Eis que o momento seguinte ao sussurro, quando o mestre vê materializar-se diante de si o gênio segurando baquetas, e o corpo do professor gradativamente começa a se transfigurar, em espasmos controlados, em gestos ao mesmo tempo deliberados e automáticos (limpa o suor do buço com uma das mãos bem abertas), com o olho vidrado do homem das cavernas que vê pela primeira vez o raio queimar o tronco da árvore, temos, nós também, nossa pequena epifania: toda aquela atuação de mão única precisava ser solidamente mantida ao longo do filme para que a meia volta da sequência final fosse realmente impactante (Stuntman Mike acende os faróis a 100 mph).

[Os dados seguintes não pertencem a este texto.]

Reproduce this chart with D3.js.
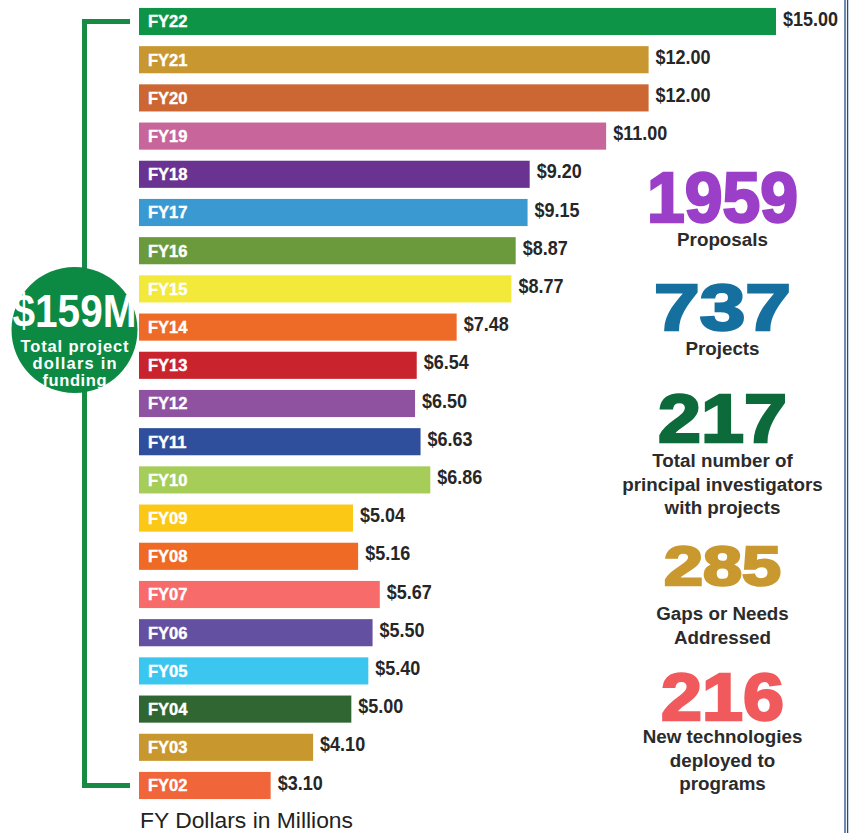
<!DOCTYPE html>
<html><head><meta charset="utf-8">
<script src="https://cdn.jsdelivr.net/npm/d3@7"></script>
<style>
html,body{margin:0;padding:0;background:#fff;}
svg{display:block;}
</style></head>
<body>
<script>
const years = ["FY22","FY21","FY20","FY19","FY18","FY17","FY16","FY15","FY14","FY13","FY12","FY11","FY10","FY09","FY08","FY07","FY06","FY05","FY04","FY03","FY02"];
const values = [15.00,12.00,12.00,11.00,9.20,9.15,8.87,8.77,7.48,6.54,6.50,6.63,6.86,5.04,5.16,5.67,5.50,5.40,5.00,4.10,3.10];
const barColors = ["#0e9447","#c9972f","#cc6633","#c8659a","#6a3391","#3a99d0","#6b9a3d","#f2e93b","#ee6a27","#c9242e","#8e52a1","#2f4f9d","#a5cd58","#fcc816","#ef6b25","#f76b6b","#6450a0","#3bc6ef","#2f6632","#c8982e","#f0653a"];
const statNumbers = ["1959","737","217","285","216"];
const statColors = ["#9b3fc9","#16709f","#0d6b3b","#c9982f","#f15a5d"];
const statLabels = [["Proposals"],["Projects"],["Total number of","principal investigators","with projects"],["Gaps or Needs","Addressed"],["New technologies","deployed to","programs"]];
const totalText = "$159M";
const totalLabel = ["Total project","dollars in","funding"];
const axisTitle = "FY Dollars in Millions";

const W = 858, H = 833;
const svg = d3.select("body").append("svg").attr("width", W).attr("height", H);

const x = d3.scaleLinear().domain([0, 15]).range([139, 776]);
const y = d3.scaleBand().domain(years).range([2.4, 804.6]).paddingInner(0.29).paddingOuter(0.145);

const sans = "'Liberation Sans',Arial,Helvetica,sans-serif";

// bracket
const bx = 84.5, yTop = y(years[0]) + y.bandwidth()/2, yBot = y(years[years.length-1]) + y.bandwidth()/2;
svg.append("path")
  .attr("d", `M130,${yTop} H${bx} V${yBot} H130`)
  .attr("fill","none").attr("stroke","#178a43").attr("stroke-width",5);

// circle
svg.append("circle").attr("cx",74.5).attr("cy",330).attr("r",63).attr("fill","#0c8a43");
svg.append("text").attr("x",74.5).attr("y",327).attr("text-anchor","middle")
  .attr("font-family",sans).attr("font-weight","bold").attr("font-size",46)
  .attr("fill","#fff").attr("textLength",124).attr("lengthAdjust","spacingAndGlyphs").text(totalText);
const circleLabelW = [108, 84, 64];
svg.append("g").selectAll("text").data(totalLabel).join("text")
  .attr("x",74.5).attr("y",(d,i)=>352+i*17).attr("text-anchor","middle")
  .attr("font-family",sans).attr("font-weight","bold").attr("font-size",16.5)
  .attr("textLength",(d,i)=>circleLabelW[i]).attr("lengthAdjust","spacing")
  .attr("fill","#fff").text(d=>d);

// bars
const rows = svg.append("g").selectAll("g").data(years).join("g");
rows.append("rect")
  .attr("x", x(0)).attr("y", d=>y(d))
  .attr("width", (d,i)=>x(values[i])-x(0)).attr("height", y.bandwidth())
  .attr("fill", (d,i)=>barColors[i]);
rows.append("text")
  .attr("x", x(0)+9).attr("y", d=>y(d)+y.bandwidth()/2).attr("dy","0.36em")
  .attr("font-family",sans).attr("font-weight","bold").attr("font-size",16.5)
  .attr("fill","#fff").attr("stroke","#fff").attr("stroke-width",0.4).text(d=>d);
rows.append("text")
  .attr("transform",(d,i)=>`translate(${x(values[i])+7},${y(d)+y.bandwidth()/2}) scale(0.9,1)`)
  .attr("dy","0.2em")
  .attr("font-family",sans).attr("font-weight","bold").attr("font-size",20)
  .attr("fill","#262626").text((d,i)=>"$"+values[i].toFixed(2));

// axis title
svg.append("text").attr("x",140).attr("y",828)
  .attr("font-family",sans).attr("font-size",22.5).attr("fill","#222")
  .attr("textLength",213).attr("lengthAdjust","spacingAndGlyphs").text(axisTitle);

// stats
const statNumY = [222, 330, 442, 585, 720];
const statNumH = [50, 47, 49, 40, 48];
const statNumW = [153, 139, 131, 119, 125];
const statLabelY = [246, 355, 467, 620, 743];
const cx = 722.5;
const st = svg.append("g");
statNumbers.forEach((n,i)=>{
  st.append("text").attr("x",cx).attr("y",statNumY[i]).attr("text-anchor","middle")
    .attr("font-family",sans).attr("font-weight","900").attr("font-size",statNumH[i]/0.716)
    .attr("fill",statColors[i]).attr("stroke",statColors[i]).attr("stroke-width",2.5)
    .attr("textLength",statNumW[i]-2).attr("lengthAdjust","spacingAndGlyphs").text(n);
  statLabels[i].forEach((l,j)=>{
    st.append("text").attr("x",cx).attr("y",statLabelY[i]+j*23.5).attr("text-anchor","middle")
      .attr("font-family",sans).attr("font-weight","bold").attr("font-size",18.8)
      .attr("fill","#2b2b2b").text(l);
  });
});

// right double border
[845, 847.6].forEach(xx=>{
  svg.append("line").attr("x1",xx).attr("x2",xx).attr("y1",0).attr("y2",H)
    .attr("stroke","#244c86").attr("stroke-width",1.3);
});
</script>
</body></html>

Se o diabo está nos detalhes, a mão ligeiramente em chifrinho de Simmons a conduzir a ode herege ao sacrifício humano tocada na sequência final, um detalhe sórdido não pode passar despercebido: o sociopata vence, e o faz em meio à uma explosão de vida, fogo, sangue, êxtase e beleza, ao invés da dubiedade gélida dos olhos azuis de Rosamund Pike em Garota Exemplar, filme que se aproxima de Whiplash em diversos sentidos – o mais óbvio: o retrato esquemático da sociopatia. O primeiro celebra a morte, a apatia, a frieza. O segundo, o calor, a vida, o nascimento. A convalida Hollywood não precisa de outra coisa, atualmente.